2. San Diego Padres – 2B Orlando Hudson
From the time he first donned a Toronto Blue Jays uniform, right up to the time he signed a significant two-year, $11.5 million contract with San Diego in late 2010, Orlando Hudson was a slick-fielding, dependable hitting second baseman. A four-time Gold Glover and two-time All-Star, Hudson recorded a lifetime .273 batting average, with 93 homers and 542 RBI in 1,345 games. He also concluded his career with a lifetime .987 fielding percentage at second base. In stark contrast, though, were the pitiful numbers he put up in San Diego. Hudson managed to play in 154 games before being released early in 2012. He hit .238 and while he fielded well wasn’t the same player he was just a season previous with Minnesota.

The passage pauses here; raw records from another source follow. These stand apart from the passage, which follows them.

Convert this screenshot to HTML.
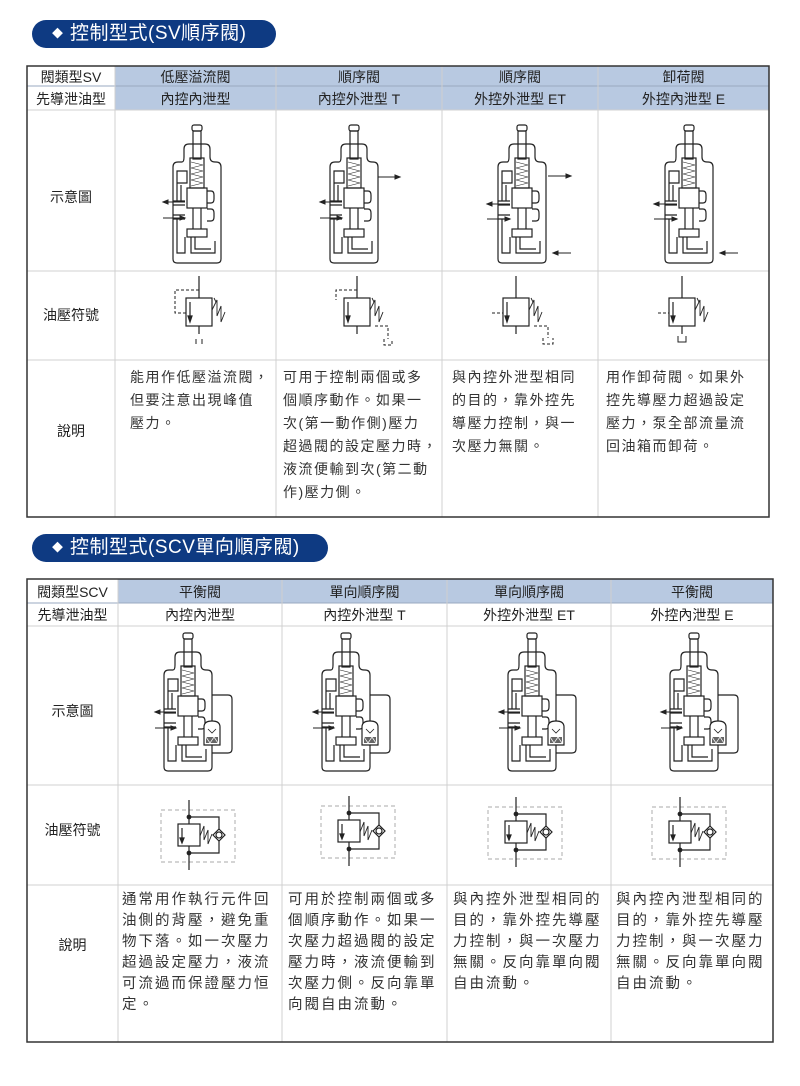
<!DOCTYPE html>
<html><head><meta charset="utf-8">
<style>
body{margin:0;background:#fff;}
#p{position:relative;width:800px;height:1086px;overflow:hidden;font-family:"Liberation Sans","Noto Sans CJK TC",sans-serif;color:#333;}
.a{position:absolute;white-space:nowrap;}
.pill{position:absolute;background:#0e3a82;color:#fff;border-radius:15px;font-size:19px;line-height:28px;height:28px;letter-spacing:0.5px;}
.h{position:absolute;text-align:center;font-size:14px;color:#222;white-space:nowrap;}
.t1{position:absolute;font-size:14px;letter-spacing:1.5px;line-height:23px;white-space:nowrap;color:#333;}
.t2{position:absolute;font-size:14.5px;letter-spacing:2px;line-height:21px;white-space:nowrap;color:#333;}
</style></head><body><div id="p">
<svg width="800" height="1086" style="position:absolute;left:0;top:0">
<defs>
<g id="valve" fill="none" stroke="#222" stroke-width="1.2">
<path d="M-24,42 Q-24,37 -19,37 H-15 Q-13,37 -13,32 V24 Q-13,19 -8,19 H8 Q13,19 13,24 V32 Q13,37 18,37 H19 Q24,37 24,42 V134 Q24,138 20,138 H-20 Q-24,138 -24,134 Z" fill="#fff"/>
<rect x="-5" y="0" width="10" height="6" rx="2"/>
<rect x="-4" y="6" width="8" height="28"/>
<rect x="-7" y="33" width="14" height="30"/>
<path d="M-6,37 L6,40 L-6,43 L6,46 L-6,49 L6,52 L-6,55 L6,58 L-6,61" stroke-width="0.6"/>
<rect x="-10" y="63" width="20" height="20"/>
<path d="M-4,83 V104 M4,83 V104"/>
<rect x="-10" y="104" width="20" height="8"/>
<path d="M-20,46 H-10 V58 H-20 Z M-20,46 V76 M-24,76 H-12 M-24,80 H-12 M-24,90 H-12 M-24,94 H-12 M-20,94 V128 H-12 V112 M-16,60 V76"/>
<path d="M10,66 H14 Q17,66 17,70 V74 Q17,78 14,78 H10 M10,84 H14 Q17,84 17,88 V92 Q17,96 14,96 H10"/>
<path d="M-6,112 V128 H18 V116 M-2,112 V124 H14"/>
</g>
<g id="ext" fill="none" stroke="#222" stroke-width="1.2">
<path d="M24,62 H40 Q44,62 44,66 V116 Q44,120 40,120 H24"/>
<path d="M16,94 Q16,88 24,88 Q32,88 32,94 V112 H16 Z" fill="#fff"/>
<path d="M20,96 L24,100 L28,96" stroke-width="0.8"/>
<rect x="18" y="104" width="12" height="6" fill="#666" stroke="none"/>
<path d="M18,104 L22,110 L26,104 L30,110" stroke="#fff" stroke-width="0.7"/>
</g>
<g id="sym" fill="none" stroke="#222" stroke-width="1.2">
<line x1="0" y1="-36" x2="0" y2="-14"/>
<line x1="0" y1="14" x2="0" y2="22"/>
<rect x="-13" y="-14" width="26" height="28" fill="#fff"/>
<line x1="-9" y1="-10" x2="-9" y2="8"/>
<path d="M-11,4 L-9,10 L-7,4 Z" fill="#222"/>
<path d="M13,-2 L18,-12 L18,4 L22,-6 L22,10 L26,0" stroke-width="0.9"/>
<path d="M15,-14 L17,-10" stroke-width="0.9"/>
</g>
<g id="sym2" fill="none" stroke="#222" stroke-width="1.2">
<rect x="-28" y="-24" width="74" height="52" stroke="#bbb" stroke-dasharray="4,3"/>
<line x1="0" y1="-34" x2="0" y2="36"/>
<path d="M0,-17 H30 V19 H0"/>
<circle cx="0" cy="-17" r="1.8" fill="#222"/><circle cx="0" cy="19" r="1.8" fill="#222"/>
<rect x="-11" y="-10" width="22" height="22" fill="#fff"/>
<line x1="-7" y1="-6" x2="-7" y2="8"/>
<path d="M-9,4 L-7,9 L-5,4 Z" fill="#222"/>
<path d="M11,2 L15,-8 L15,6 L19,-4 L19,10 L23,0" stroke-width="0.9"/>
<path d="M30,-5 L36,1 L30,7 L24,1 Z" fill="#fff"/>
<circle cx="30" cy="1" r="3" fill="#fff"/>
</g>
</defs>

<rect x="115" y="66" width="654" height="44" fill="#b8c9e1"/>
<g stroke="#d0d0d0" stroke-width="1">
<line x1="27" y1="86" x2="769" y2="86" stroke="#9aa9c0"/>
<line x1="27" y1="110" x2="769" y2="110"/>
<line x1="27" y1="271" x2="769" y2="271"/>
<line x1="27" y1="360" x2="769" y2="360"/>
<line x1="115" y1="66" x2="115" y2="517"/>
<line x1="276" y1="66" x2="276" y2="517"/>
<line x1="442" y1="66" x2="442" y2="517"/>
<line x1="598" y1="66" x2="598" y2="517"/>
</g>
<rect x="27" y="66" width="742" height="451" fill="none" stroke="#333" stroke-width="1.5"/>

<rect x="118" y="579" width="655" height="24" fill="#b8c9e1"/>
<g stroke="#d0d0d0" stroke-width="1">
<line x1="27" y1="603" x2="773" y2="603" stroke="#9aa9c0"/>
<line x1="27" y1="626" x2="773" y2="626"/>
<line x1="27" y1="785" x2="773" y2="785"/>
<line x1="27" y1="885" x2="773" y2="885"/>
<line x1="118" y1="579" x2="118" y2="1042"/>
<line x1="282" y1="579" x2="282" y2="1042"/>
<line x1="447" y1="579" x2="447" y2="1042"/>
<line x1="611" y1="579" x2="611" y2="1042"/>
</g>
<rect x="27" y="579" width="746" height="463" fill="none" stroke="#333" stroke-width="1.5"/>

<g stroke="#222" stroke-width="1" fill="#222">
<use href="#valve" x="197" y="125"/>
<path d="M185,202 H163 M185,218 H163" fill="none"/><path d="M163,202 l5,-2 v4z M185,218 l-5,-2 v4z"/>
<use href="#valve" x="354" y="125"/>
<path d="M342,202 H320 M342,218 H320 M378,177 H400" fill="none"/><path d="M320,202 l5,-2 v4z M342,218 l-5,-2 v4z M400,177 l-5,-2 v4z"/>
<use href="#valve" x="522" y="125"/>
<path d="M510,204 H487 M510,219 H487 M548,176 H571 M571,253 H553" fill="none"/><path d="M487,204 l5,-2 v4z M510,219 l-5,-2 v4z M571,176 l-5,-2 v4z M553,253 l5,-2 v4z"/>
<use href="#valve" x="689" y="125"/>
<path d="M677,204 H654 M677,219 H654 M738,253 H720" fill="none"/><path d="M654,204 l5,-2 v4z M677,219 l-5,-2 v4z M720,253 l5,-2 v4z"/>
</g>
<use href="#sym" x="199" y="312"/>
<path d="M199,290 H175 V313 H186" fill="none" stroke="#222" stroke-dasharray="3,2"/>
<path d="M196,339 v5 M202,339 v5" stroke="#222"/>
<use href="#sym" x="357" y="312"/>
<path d="M357,290 H336 V300" fill="none" stroke="#222" stroke-dasharray="3,2"/>
<path d="M375,326 H388 V339 M384,339 V345 H392 V339" fill="none" stroke="#222" stroke-dasharray="3,2"/>
<use href="#sym" x="516" y="312"/>
<path d="M492,313 H503" stroke="#222" stroke-dasharray="3,2"/>
<path d="M534,326 H548 V338 M543,338 V344 H553 V338" fill="none" stroke="#222" stroke-dasharray="3,2"/>
<use href="#sym" x="682" y="312"/>
<path d="M658,313 H669" stroke="#222" stroke-dasharray="3,2"/>
<path d="M678,336 v6 h8 v-6" fill="none" stroke="#222"/>

<g stroke="#222" stroke-width="1" fill="#222">
<use href="#valve" x="188" y="633"/><use href="#ext" x="188" y="633"/>
<path d="M176,712 H155 M176,728 H155" fill="none"/><path d="M155,712 l5,-2 v4z M176,728 l-5,-2 v4z"/>
<use href="#valve" x="346" y="633"/><use href="#ext" x="346" y="633"/>
<path d="M334,712 H313 M334,728 H313" fill="none"/><path d="M313,712 l5,-2 v4z M334,728 l-5,-2 v4z"/>
<use href="#valve" x="532" y="633"/><use href="#ext" x="532" y="633"/>
<path d="M520,712 H499 M520,728 H499" fill="none"/><path d="M499,712 l5,-2 v4z M520,728 l-5,-2 v4z"/>
<use href="#valve" x="694" y="633"/><use href="#ext" x="694" y="633"/>
<path d="M682,712 H661 M682,728 H661" fill="none"/><path d="M661,712 l5,-2 v4z M682,728 l-5,-2 v4z"/>
</g>
<use href="#sym2" x="189" y="834"/>
<use href="#sym2" x="349" y="830"/>
<use href="#sym2" x="516" y="831"/>
<use href="#sym2" x="680" y="831"/>
</svg>

<div class="pill" style="left:32px;top:20px;width:244px;"><span style="position:absolute;left:20px;font-size:11px">◆</span><span style="position:absolute;left:38px">控制型式(SV順序閥)</span></div>
<div class="pill" style="left:32px;top:534px;width:296px;"><span style="position:absolute;left:20px;font-size:11px">◆</span><span style="position:absolute;left:38px">控制型式(SCV單向順序閥)</span></div>

<div class="h" style="left:27px;top:67px;width:88px;">閥類型SV</div>
<div class="h" style="left:27px;top:89px;width:88px;">先導泄油型</div>
<div class="h" style="left:115px;top:67px;width:161px;">低壓溢流閥</div>
<div class="h" style="left:115px;top:89px;width:161px;">內控內泄型</div>
<div class="h" style="left:276px;top:67px;width:166px;">順序閥</div>
<div class="h" style="left:276px;top:89px;width:166px;">內控外泄型 T</div>
<div class="h" style="left:442px;top:67px;width:156px;">順序閥</div>
<div class="h" style="left:442px;top:89px;width:156px;">外控外泄型 ET</div>
<div class="h" style="left:598px;top:67px;width:171px;">卸荷閥</div>
<div class="h" style="left:598px;top:89px;width:171px;">外控內泄型 E</div>
<div class="h" style="left:27px;top:187px;width:88px;">示意圖</div>
<div class="h" style="left:27px;top:305px;width:88px;">油壓符號</div>
<div class="h" style="left:27px;top:421px;width:88px;">說明</div>

<div class="t1" style="left:130px;top:366px;">能用作低壓溢流閥，<br>但要注意出現峰值<br>壓力。</div>
<div class="t1" style="left:283px;top:366px;">可用于控制兩個或多<br>個順序動作。如果一<br>次(第一動作側)壓力<br>超過閥的設定壓力時，<br>液流便輸到次(第二動<br>作)壓力側。</div>
<div class="t1" style="left:452px;top:366px;">與內控外泄型相同<br>的目的，靠外控先<br>導壓力控制，與一<br>次壓力無關。</div>
<div class="t1" style="left:606px;top:366px;">用作卸荷閥。如果外<br>控先導壓力超過設定<br>壓力，泵全部流量流<br>回油箱而卸荷。</div>

<div class="h" style="left:27px;top:582px;width:91px;">閥類型SCV</div>
<div class="h" style="left:27px;top:605px;width:91px;">先導泄油型</div>
<div class="h" style="left:118px;top:582px;width:164px;">平衡閥</div>
<div class="h" style="left:118px;top:605px;width:164px;">內控內泄型</div>
<div class="h" style="left:282px;top:582px;width:165px;">單向順序閥</div>
<div class="h" style="left:282px;top:605px;width:165px;">內控外泄型 T</div>
<div class="h" style="left:447px;top:582px;width:164px;">單向順序閥</div>
<div class="h" style="left:447px;top:605px;width:164px;">外控外泄型 ET</div>
<div class="h" style="left:611px;top:582px;width:162px;">平衡閥</div>
<div class="h" style="left:611px;top:605px;width:162px;">外控內泄型 E</div>
<div class="h" style="left:27px;top:701px;width:91px;">示意圖</div>
<div class="h" style="left:27px;top:820px;width:91px;">油壓符號</div>
<div class="h" style="left:27px;top:935px;width:91px;">說明</div>

<div class="t2" style="left:122px;top:890px;">通常用作執行元件回<br>油側的背壓，避免重<br>物下落。如一次壓力<br>超過設定壓力，液流<br>可流過而保證壓力恒<br>定。</div>
<div class="t2" style="left:288px;top:890px;">可用於控制兩個或多<br>個順序動作。如果一<br>次壓力超過閥的設定<br>壓力時，液流便輸到<br>次壓力側。反向靠單<br>向閥自由流動。</div>
<div class="t2" style="left:453px;top:890px;">與內控外泄型相同的<br>目的，靠外控先導壓<br>力控制，與一次壓力<br>無關。反向靠單向閥<br>自由流動。</div>
<div class="t2" style="left:616px;top:890px;">與內控內泄型相同的<br>目的，靠外控先導壓<br>力控制，與一次壓力<br>無關。反向靠單向閥<br>自由流動。</div>
</div></body></html>
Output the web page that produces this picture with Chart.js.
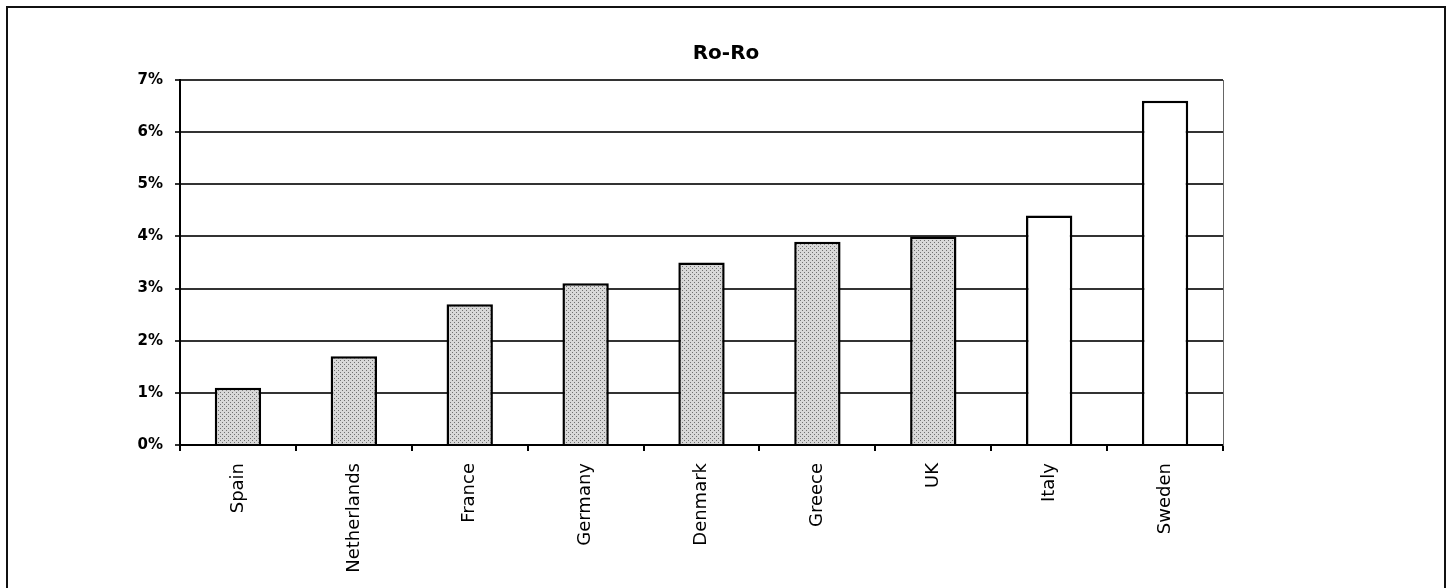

1. San Francisco Giants – P Mark Melancon
Mark our words, the San Francisco Giants will regret handing Mark Melancon that four-year, $62 million contract in late 2016. Starting in 2013 with Pittsburgh, Melancon transformed into the NL’s premier closer, recording 147 saves over four seasons. He was tops in that category in 2015 with 51, earning him a second of three All-Star nominations. After a 47-save season in 2016 split between Pittsburgh and Washington, the Giants looked to shore up their bullpen by inking Melancon to that huge pact. Thing was, however, Melancon was already 32 and hard throwers typically start showing wear at that age, just ask Eric Gagne. Before an injury derailed his season, Melancon had saved 11 games, but also blew five opportunities in 32 appearances. Melancon’s WHIP ballooned to 1.433 from 0.897 in 2016, as did his ERA from 1.64 to 4.50.